THE TASK
Starting at the first line of the listing below, retype each line up to and including the one that contains "import plotly.graph_objects as go". Leave pictures out.

DATA LINES
┏━━
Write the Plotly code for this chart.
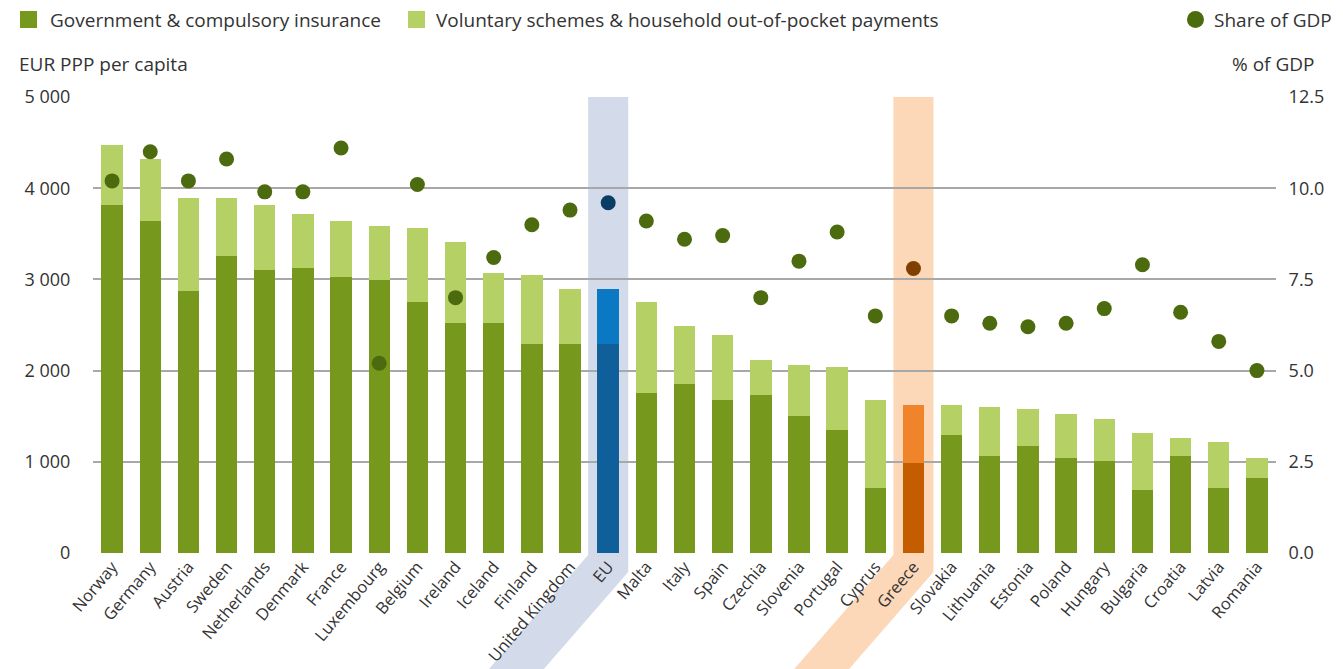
import plotly.graph_objects as go

# ---------------- data ----------------
countries = ["Norway", "Germany", "Austria", "Sweden", "Netherlands", "Denmark", "France",
             "Luxembourg", "Belgium", "Ireland", "Iceland", "Finland", "United Kingdom", "EU",
             "Malta", "Italy", "Spain", "Czechia", "Slovenia", "Portugal", "Cyprus", "Greece",
             "Slovakia", "Lithuania", "Estonia", "Poland", "Hungary", "Bulgaria", "Croatia",
             "Latvia", "Romania"]
government = [3815, 3640, 2872, 3256, 3100, 3124, 3024, 2993, 2748, 2520, 2520, 2290, 2290, 2289,
              1753, 1857, 1678, 1731, 1499, 1350, 712, 990, 1295, 1065, 1174, 1041, 1012, 688,
              1065, 712, 818]
voluntary = [657, 679, 1018, 634, 711, 588, 611, 589, 811, 885, 551, 757, 604, 605,
             995, 632, 710, 381, 559, 686, 963, 633, 328, 535, 404, 484, 458, 630,
             200, 508, 223]
share_gdp = [10.2, 11.0, 10.2, 10.8, 9.9, 9.9, 11.1, 5.2, 10.1, 7.0, 8.1, 9.0, 9.4, 9.6,
             9.1, 8.6, 8.7, 7.0, 8.0, 8.8, 6.5, 7.8, 6.5, 6.3, 6.2, 6.3, 6.7, 7.9,
             6.6, 5.8, 5.0]
left_tickvals = [0, 1000, 2000, 3000, 4000, 5000]
left_ticktext = ["0", "1 000", "2 000", "3 000", "4 000", "5 000"]
right_tickvals = [0, 2.5, 5.0, 7.5, 10.0, 12.5]
right_ticktext = ["0.0", "2.5", "5.0", "7.5", "10.0", "12.5"]

# ---------------- styles ----------------
W, H = 1343, 669
ML, MR, MT, MB = 93, 67, 97, 116
PW, PH = W - ML - MR, H - MT - MB

C_GOV, C_VOL, C_DOT = "#76981c", "#b5d065", "#4b6b0e"
special = {
    "EU": dict(gov="#0f5f9a", vol="#0a78c2", dot="#0b3c63", band="#d3daea"),
    "Greece": dict(gov="#c45c00", vol="#f0842a", dot="#7e3f00", band="#fcd8b8"),
}
FONT = "Open Sans"
FS = 19
TXT = "#333333"

gov_colors = [special[c]["gov"] if c in special else C_GOV for c in countries]
vol_colors = [special[c]["vol"] if c in special else C_VOL for c in countries]
dot_colors = [special[c]["dot"] if c in special else C_DOT for c in countries]

fig = go.Figure()
fig.add_trace(go.Bar(x=countries, y=government, name="Government & compulsory insurance",
                     marker=dict(color=gov_colors, line=dict(width=0)), width=0.56,
                     showlegend=False))
fig.add_trace(go.Bar(x=countries, y=voluntary,
                     name="Voluntary schemes & household out-of-pocket payments",
                     marker=dict(color=vol_colors, line=dict(width=0)), width=0.56,
                     showlegend=False))
fig.add_trace(go.Scatter(x=countries, y=share_gdp, yaxis="y2", mode="markers",
                         name="Share of GDP",
                         marker=dict(color=dot_colors, size=15, line=dict(width=0)),
                         showlegend=False))


def px_x(X):
    return (X - ML) / PW


def px_y(Y):
    return (H - MB - Y) / PH


n = len(countries)
shapes = []
for name, st in special.items():
    i = countries.index(name)
    xc = ML + (i + 0.5) * PW / n
    hw = 0.525 * PW / n
    yl_break, yr_break, ybot = H - MB + 2, H - MB + 19, H + 20
    k = 0.87
    xl, xr = xc - hw, xc + hw
    pts = [(xl, MT), (xr, MT), (xr, yr_break), (xr - k * (ybot - yr_break), ybot),
           (xl - k * (ybot - yl_break), ybot), (xl, yl_break)]
    path = "M " + " L ".join(f"{px_x(a):.5f},{px_y(b):.5f}" for a, b in pts) + " Z"
    shapes.append(dict(type="path", xref="paper", yref="paper", path=path,
                       fillcolor=st["band"], line=dict(width=0), layer="below"))

# legend (manual)
def sq(x0, color):
    return dict(type="rect", xref="paper", yref="paper", x0=px_x(x0), x1=px_x(x0 + 17),
                y0=px_y(28), y1=px_y(11), fillcolor=color, line=dict(width=0))

shapes.append(sq(20, C_GOV))
shapes.append(sq(408, C_VOL))
shapes.append(dict(type="circle", xref="paper", yref="paper", x0=px_x(1187), x1=px_x(1204),
                   y0=px_y(28), y1=px_y(11), fillcolor=C_DOT, line=dict(width=0)))

ann_font = dict(family=FONT, size=FS, color=TXT)
annotations = [
    dict(text="Government & compulsory insurance", x=px_x(48), y=px_y(19.5)),
    dict(text="Voluntary schemes & household out-of-pocket payments", x=px_x(434), y=px_y(19.5)),
    dict(text="Share of GDP", x=px_x(1334), y=px_y(19.5), xanchor="right"),
    dict(text="EUR PPP per capita", x=px_x(17), y=px_y(64)),
    dict(text="% of GDP", x=px_x(1316), y=px_y(64), xanchor="right"),
]
for a in annotations:
    a.setdefault("xanchor", "left")
    a.update(xref="paper", yref="paper", yanchor="middle", showarrow=False, font=ann_font)

fig.update_layout(
    width=W, height=H,
    margin=dict(l=ML, r=MR, t=MT, b=MB, pad=0, autoexpand=False),
    paper_bgcolor="white", plot_bgcolor="rgba(0,0,0,0)",
    barmode="stack", bargap=0.44,
    font=dict(family=FONT, size=FS, color=TXT),
    showlegend=False,
    shapes=shapes, annotations=annotations,
    xaxis=dict(type="category", range=[-0.5, n - 0.5], tickangle=-50, automargin=False,
               tickfont=dict(family=FONT, size=16.5, color=TXT), showgrid=False,
               showline=False, ticks=""),
    yaxis=dict(range=[0, 5000], tickvals=left_tickvals, ticktext=left_ticktext,
               automargin=False,
               showgrid=True, gridcolor="#a8a8a8", gridwidth=1.5, zeroline=False,
               ticks="outside", ticklen=18, tickcolor="rgba(0,0,0,0)",
               tickfont=dict(family=FONT, size=FS - 1, color=TXT)),
    yaxis2=dict(range=[0, 12.5], overlaying="y", side="right", tickvals=right_tickvals,
                ticktext=right_ticktext, showgrid=False, zeroline=False, automargin=False,
                ticks="outside", ticklen=8, tickcolor="rgba(0,0,0,0)",
                tickfont=dict(family=FONT, size=FS - 1, color=TXT)),
)

fig.write_html("out.html", config={"displayModeBar": False})

# remove the default page margin so the figure sits at the window's top-left corner
with open("out.html", encoding="utf-8") as f:
    html = f.read()
html = html.replace("<head>", "<head><style>html,body{margin:0;padding:0;overflow:hidden}</style>", 1)
with open("out.html", "w", encoding="utf-8") as f:
    f.write(html)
┗━━
WORKED ANSWER
Write the Plotly code for this chart.
import plotly.graph_objects as go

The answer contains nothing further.